En Panamá, centro de negocios, de tráfico comercial, encontré un buen núcleo de espíritus jóvenes y apasionados de arte y de letras. No podré olvidar entre ellos a Andreve, a Ricardo Miró, que sostienen allí con entusiasmo y con decisión la buena campaña. ¿No es en Panamá donde nació la delicada alma de poeta que tiene por nombre Darío Herrera?

Embarquéme de nuevo con dirección a Corinto, puerto nicaragüense, en uno de los barcos ciertamente abominables de la Pacific Mail, compañía descuidada, incómoda y voluntariosa, por la ineludible razón de la falta de competencia.

En un feliz amanecer divisé las costas nicaragüenses, la cordillera volcánica, el Cosigüina, famoso en la historia de las erupciones; el volcán del Viejo, el más alto de todos, y más allá el enorme Momotombo, que fué cantado en La leyenda de los siglos, de Víctor Hugo. Por fin entró el vapor en la bahía, entre el ramillete de rocas que forman la isla del Cardón y el bouquet de cocoteros que decora la isla de Corinto. Y aquí otra pluma comenzaría a reseñar la serie de fiestas incomparables de cordialidad, verdaderamente nacionales, que celebraron la llegada del hijo por tantos años ausente.

En verdad, se mató el mejor cordero en el retorno del poeta pródigo.

Saludé a Chinandega, famosa por sus naranjas, por su fecundidad agrícola; saludé a León, la ciudad episcopal y escolar donde transcurrieron mis primeros años. Saludé a Managua, asiento del Gobierno; a Masaya, florida y artística. ¡Viajes de palmas y flores! En mi recuerdo estarán siempre llenos de sol y de alegría. En esas horas de oro y fuego nunca pensé, como el terrible amigo pesimista, que no lejos de los domingos de ramos están los viernes santos.

Cuando llegaron las horas de las expansiones oratorias dije a mis compatriotas mis largas saudades y mis sinceras intenciones. Repetiré aquí algunas de mis palabras, pues deseo sea sabido que en aquellos instantes fuí grato al país argentino y a mis amigos de Buenos Aires. Díjeles que un español eminente, el rector de la Universidad de Salamanca, D. Miguel de Unamuno, escribiérame con motivo del retorno a mi patria original, palabras hermosas que hablaban del griego Ulises y de la maravillosa Odisea. «Nada más propio—expresé—de esta vuelta a mis lares, que la generosidad de mis compatriotas, la elevación del nivel intelectual y una simpatía palpitante y orgullosa han convertido en una apoteosis, si apenas merecida por los sufrimientos de la ausencia y por ese perfume del corazón de la tierra nuestra, que no han podido hacer desaparecer ni la distancia ni el tiempo. Podría decir con satisfacción justa que, como Ulises, he visto saltar el perro en el dintel de mi casa, y que mi Penélope es esta Patria que, si teje y desteje la tela de su porvenir, es solamente en espera del instante en que pueda bordar en ella una palabra de engrandecimiento, un ensalmo que será pronunciado para que las puertas de un futuro glorioso den paso al triunfo nacional y definitivo.

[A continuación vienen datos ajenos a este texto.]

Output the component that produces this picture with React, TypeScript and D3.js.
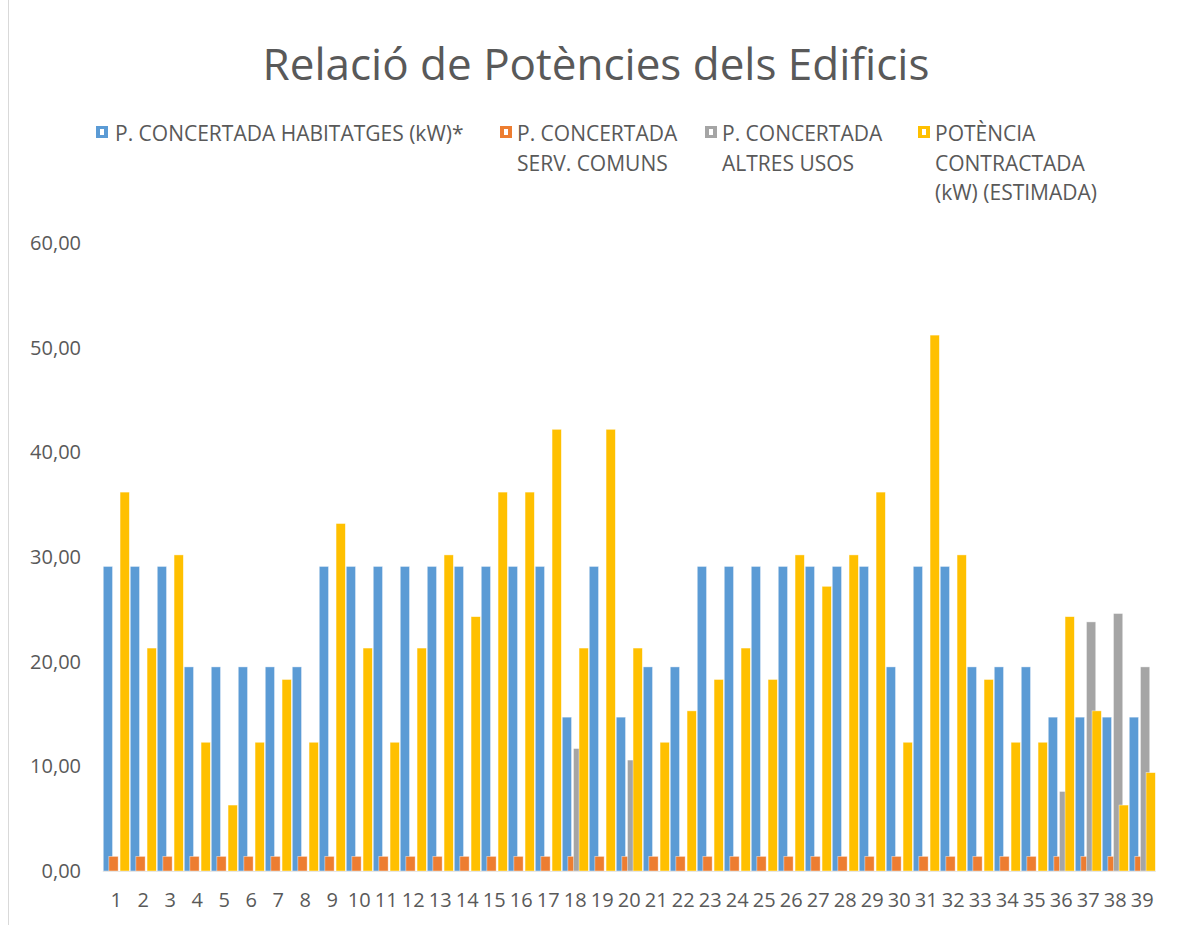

»Tiene la ciudad de Bremen como divisa, un decir latino que el prestigioso D'Annunzio ha repetido en uno de sus poemas armoniosos y cósmicos: Navigare necesse est, vivere non est necesse.

»Yo he navegado y he vivido; ha sido Talasa amable conmigo tanto como Deméter, y si la cosecha de angustias ha sido copiosa, no puedo negar que me ha sido dado contribuir al progreso de nuestra raza y a la elevación del culto del Arte en una generación dos veces continental. Benditas sean las tribulaciones antiguas, si ellas han ayudado a ese resultado, y bendito sea el convencimiento que siempre me animó de que «necesario es navegar» y, aumentando el decir latino, «necesario es vivir». Volvió Ulises cargado de experiencia; y la que traigo viene acompañada de un caudal de esperanza. Yo quiero decir ante todo a mis compatriotas que después de permanecer por largo tiempo en naciones extranjeras, y estudiar sus costumbres, y medir sus vidas, y pesar sus progresos, y apreciar sus civilizaciones, tengo la convicción segura de que no estaremos entre los últimos en el coro de naciones que mantendrá el alma latina, con sus prestigios y su alto valor, en próximas y decisivas agitaciones mundiales. Viví en Chile, combatiente y práctico, que ha sabido también afianzarse en obras de paz; viví en la República Argentina cuyos progresos asombran al mundo, tierra que fué para mí maternal y que renovaba, por su bandera blanca y azul, una nostálgica ilusión patriótica; viví en España, la Patria madre; viví en Francia, la Patria universal; y nada era para mí ni más orgulloso ni más grato que el nombre de un compatriota repetido por la fama científica, por la autorización histórica o por el renombre literario; y cuando alguna vez, desgraciadamente, sabía el mundo de lamentables disensiones, yo no podía evitar las palpitaciones de mi corazón ante las victorias nuestras que comentaba Europa.